「うちの子、将来のために早くから何かさせた方がいいのかな?」

そう考えて、幼児教室や早期教育を検討している方もいるかもしれません。
実際、私の周りでも「〇〇ちゃんはもう英語ペラペラらしいよ」「△△くんは小学校の内容まで終わってるって」なんて話を聞くと、焦りを感じてしまうこと、ありますよね。

でも、ちょっと待ってください!

個別指導塾のTOMAS(トーマス)が運営する中学受験情報メディア[スカラ]に、教育評論家の親野智可等さんが書かれた興味深い記事がありました。それは、**「子育てや教育における迷信が、学問的研究によって打ち破られる」**という内容。
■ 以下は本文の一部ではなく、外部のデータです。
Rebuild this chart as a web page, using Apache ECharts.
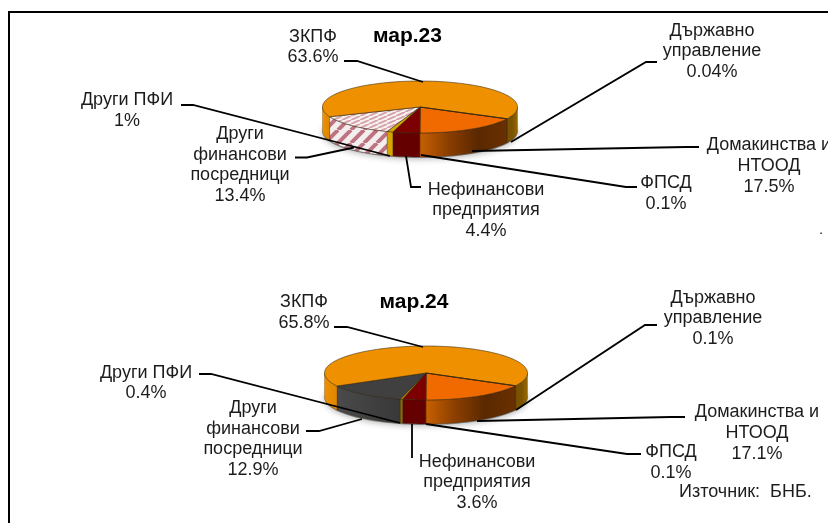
<!DOCTYPE html>
<html><head><meta charset="utf-8">
<style>html,body{margin:0;padding:0;background:#fff}#c{width:828px;height:523px}</style>
<script src="https://cdn.jsdelivr.net/npm/echarts@6/dist/echarts.min.js"></script>
</head><body><div id="c"></div>
<script>
// ---------- data ----------
const categories = ['Домакинства и\nНТООД','ФПСД','Нефинансови\nпредприятия','Други ПФИ','Други\nфинансови\nпосредници','ЗКПФ','Държавно\nуправление'];
const values23 = [17.5,0.1,4.4,1,13.4,63.6,0.04];
const values24 = [17.1,0.1,3.6,0.4,12.9,65.8,0.1];
const title23 = 'мар.23';
const title24 = 'мар.24';
const source = 'Източник:  БНБ.';

// ---------- layout & style ----------
const FONT = '"Liberation Sans", Arial, sans-serif';
const geom23 = {cx:420,cy:107,rx:97.5,ry:26,d:24};
const geom24 = {cx:426,cy:373,rx:101.5,ry:27,d:24};
const labels23 = [[769,166],[666,193.5],[486,210.5],[127,110.5],[240,165],[313,47],[712,51.5]];
const labels24 = [[757,433],[671,462.5],[477,482.5],[146,383],[253,439],[304,312.5],[713,318.5]];
const leaders23 = [
 [[472,151],[686,147],[699,147]],
 [[421,155],[626,187],[637,187]],
 [[406,156],[411,187],[421,187]],
 [[390,156],[193,105],[181,105]],
 [[354,147.5],[307,157.5],[295,157.5]],
 [[423,82],[357,61],[344,61]],
 [[511,142],[646,62],[657,62]]];
const leaders24 = [
 [[477,421],[671,417],[685,417]],
 [[426,424],[627,454],[641,454]],
 [[412,424],[412,458]],
 [[400,423],[211,374],[199,374]],
 [[362,419],[319,431],[306,431]],
 [[423,347],[347,327],[334,327]],
 [[516,410],[645,325],[657,325]]];

function hatch(size, stripe, bg, w, ratio){
  const c=document.createElement('canvas');c.width=size;c.height=Math.round(size/ratio);
  const g=c.getContext('2d');g.fillStyle=bg;g.fillRect(0,0,c.width,c.height);
  g.strokeStyle=stripe;g.lineWidth=w;
  for(let i=-1;i<=1;i++){g.beginPath();g.moveTo(i*c.width,c.height);g.lineTo((i+1)*c.width,0);g.stroke();}
  return {image:c,repeat:'repeat'};
}
const hatchTop=hatch(9,'#d6a3aa','#f8f1f1',2,2.2);
const hatchWall=hatch(13,'#bf7380','#f3efef',4,1);
const lin=(...s)=>({type:'linear',x:0,y:0,x2:1,y2:0,colorStops:s.map((c,i)=>({offset:i/(s.length-1),color:c}))});

const tops23=['#f06a00','#8a2a00','#7c0000','#d8a400',hatchTop,'#ee9000','#8a5c00'];
const tops24=['#f06a00','#8a2a00','#7c0000','#b88a00','#404040','#ee9000','#8a5c00'];
const walls23=[lin('#c86000','#8a3e00','#5a2800','#6a3000'),'#5a1c00','#640000','#d8a400',hatchWall,null,'#6a4800'];
const walls24=[lin('#c86000','#8a3e00','#5a2800','#6a3000'),'#5a1c00','#640000','#8a6a00',lin('#4a4a4a','#383838'),null,'#6a4800'];

function arc(g,a0,a1,dy){
  const n=Math.max(2,Math.ceil(Math.abs(a1-a0)/2)),p=[];
  for(let i=0;i<=n;i++){const a=(a0+(a1-a0)*i/n)*Math.PI/180;
    p.push([g.cx+g.rx*Math.sin(a),g.cy-g.ry*Math.cos(a)+dy]);}
  return p;
}
function sliceRenderer(values,g,tops,walls){
  const total=values.reduce((a,b)=>a+b,0);
  const start=180-values[0]/total*360;
  const angles=[];let acc=start;
  values.forEach(v=>{angles.push(acc);acc+=v/total*360;});
  return function(params,api){
    const i=params.dataIndex, a0=angles[i], a1=a0+api.value(0)/total*360, kids=[];
    if(i===0){
      kids.push({type:'polygon',z2:0,shape:{points:arc(g,0,360,g.d+1)},
        style:{fill:'rgba(70,70,70,0.55)',shadowBlur:6,shadowColor:'rgba(0,0,0,0.55)',shadowOffsetY:1}});
    }
    [[90,270],[450,630]].forEach(([w0,w1])=>{
      const s=Math.max(a0,w0),e=Math.min(a1,w1);
      if(e<=s) return;
      let fill=walls[i];
      if(fill===null) fill = w0===450 ? lin('#7a5200','#7a5200','#9a6a00') : lin('#f09000','#dd8600');
      kids.push({type:'polygon',z2:1,shape:{points:arc(g,s,e,0).concat(arc(g,e,s,g.d))},
        style:{fill:fill,stroke:'rgba(50,30,0,0.5)',lineWidth:0.5}});
    });
    kids.push({type:'polygon',z2:2,shape:{points:[[g.cx,g.cy]].concat(arc(g,a0,a1,0))},
      style:{fill:tops[i],stroke:'rgba(50,40,20,0.8)',lineWidth:0.7}});
    return {type:'group',children:kids};
  };
}
function labelRenderer(names,pos,leaders){
  return function(params,api){
    const i=params.dataIndex, v=api.value(0);
    return {type:'group',children:[
      {type:'polyline',z2:5,shape:{points:leaders[i]},style:{fill:null,stroke:'#000',lineWidth:1.8}},
      {type:'text',z2:6,x:pos[i][0],y:pos[i][1],style:{text:names[i]+'\n'+v+'%',fill:'#1c1c1c',
        font:'18px '+FONT,lineHeight:20.7,align:'center',verticalAlign:'middle'}}
    ]};
  };
}
const rows=a=>a.map(v=>[v]);
const cust=(d,r,z)=>({type:'custom',coordinateSystem:'none',silent:true,animation:false,clip:false,z:z,data:rows(d),renderItem:r});

const chart=echarts.init(document.getElementById('c'),null,{renderer:'canvas'});
chart.setOption({
  animation:false,
  backgroundColor:'#fff',
  tooltip:{show:false},
  title:[
    {text:title23,left:407.5,top:36,padding:0,textAlign:'center',textVerticalAlign:'middle',textStyle:{fontFamily:FONT,fontSize:21,fontWeight:'bold',color:'#000'}},
    {text:title24,left:414,top:302,padding:0,textAlign:'center',textVerticalAlign:'middle',textStyle:{fontFamily:FONT,fontSize:21,fontWeight:'bold',color:'#000'}}
  ],
  graphic:[
    {type:'line',silent:true,shape:{x1:9,y1:12,x2:828,y2:12},style:{stroke:'#000',lineWidth:2}},
    {type:'line',silent:true,shape:{x1:9,y1:11,x2:9,y2:523},style:{stroke:'#000',lineWidth:2}},
    {type:'text',silent:true,x:679,y:492,style:{text:source,fill:'#1c1c1c',font:'18px '+FONT,verticalAlign:'middle'}},
    {type:'text',silent:true,x:821,y:230,style:{text:'.',fill:'#1c1c1c',font:'15px '+FONT,align:'center',verticalAlign:'middle'}}
  ],
  series:[
    cust(values23,sliceRenderer(values23,geom23,tops23,walls23),2),
    cust(values24,sliceRenderer(values24,geom24,tops24,walls24),2),
    cust(values23,labelRenderer(categories,labels23,leaders23),3),
    cust(values24,labelRenderer(categories,labels24,leaders24),3)
  ]
});
</script></body></html>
(出典:子育てや教育における迷信が、学問的研究によって打ち破られる~親野智可等

この記事を読むと、これまで私たちが「正しい」と信じてきた子育ての常識が、実はそうではないかもしれないという驚きの事実が明らかになっているのです。

え?小さい頃に遊んでいた子の方が賢いってホント?

特に私が注目したのは、「小さいときから勉強させたほうが、いい大学に行ける?」という疑問に対する研究結果です。

なんと、お茶の水女子大学名誉教授の内田伸子先生の研究によると、偏差値68以上の難関大学に合格した子どもたちは、そうでない子どもたちに比べて、小学校入学前にたっぷり遊んだり、自分の好きなことに夢中になったりしていた割合が圧倒的に高かったというのです!

さらに、幼児期に本人の主体的な遊びを重視し、「非認知能力」(意欲、集中力、自制心、やり抜く力など、学力以外の生きる上で重要な力)を育むような教育を受けた子どもは、その後の人生においても、勉強や仕事に意欲的に取り組み、結果として学力や収入が高くなる傾向があることも分かっています。

早期の「お勉強」がもたらす意外な落とし穴

この話を聞くと、「早くから塾に通わせて、先取り学習をさせてきたのに…」と複雑な気持ちになる親御さんもいるかもしれません。

確かに、幼児期から熱心に読み書きや計算などの「お勉強」をさせてきたという話はよく聞きます。中には、小学校低学年で高学年の内容まで進んでいるケースもあるようです。

しかし、私の経験から言えるのは、幼少期の過度な先取り学習が、必ずしもその後の学力向上に繋がるとは限らないということです。

子どもたちは、新しいことや興味のあることには目を輝かせ、驚くほどの集中力を見せます。
しかし、早期に詰め込んだ知識は、表面的で本質的な理解を伴っていないことが多く、「なんとなく知っている」という状態になりがちです。

そのため、本当に理解が必要になった段階で伸び悩んでしまったり、知っているつもりになっているために真剣に取り組まなくなってしまうことがあるのです。

ぐんぐん伸びる子の親がしていた「あること」

一方、小学校高学年から目覚ましい成長を見せる子どもたちの親御さんに話を聞くと、幼い頃から勉強以外の好きなことに熱中させてきたという共通点が多くあります。

  • 電車が好きなら、家族で鉄道旅行に出かけたり、図鑑を一緒に読んだり。
  • 絵を描くのが好きなら、自由に絵の具や画材を与え、美術館に連れて行ったり。
  • 外で遊ぶのが好きなら、時間を気にせず思いっきり遊ばせたり。

親が手を貸すのは、子どもが夢中になれる何かを見つけるきっかけを与え、見つかったらその興味を深く追求できるようサポートすること。

もちろん、小学校低学年までの学習内容をきちんと身につけることは大切ですが、それ以上に、子どもが自ら興味を持ち、主体的に取り組む姿勢を育むことの方が、将来的な学力向上にはるかに重要なのです。

小学校3年生までの親がすべき「たった一つのこと」

では、小学校3年生までのお子さんを持つ親御さんは、具体的に何をすれば良いのでしょうか?

それは、お子さんの「好き」を大切にし、思いっきり遊ばせることです。

公園で泥だらけになって遊ぶ、虫を追いかける、絵を描く、積み木で想像の世界を作る、物語を読んで聞かせる…

これらの遊びを通して、子どもたちは好奇心、探求心、集中力、想像力、コミュニケーション能力といった、生きていく上で本当に大切な力を自然と身につけていきます。

焦る気持ちもあるかもしれませんが、どうかお子さんの「今」を大切にしてあげてください。土台がしっかりしていれば、その後は必ず力強く成長していき、ぐんぐん伸びていきます。

私たち親ができることは、早期教育に心を悩ませるよりも、お子さんが夢中になれる環境を与え、その興味を温かく見守り、応援することなのです。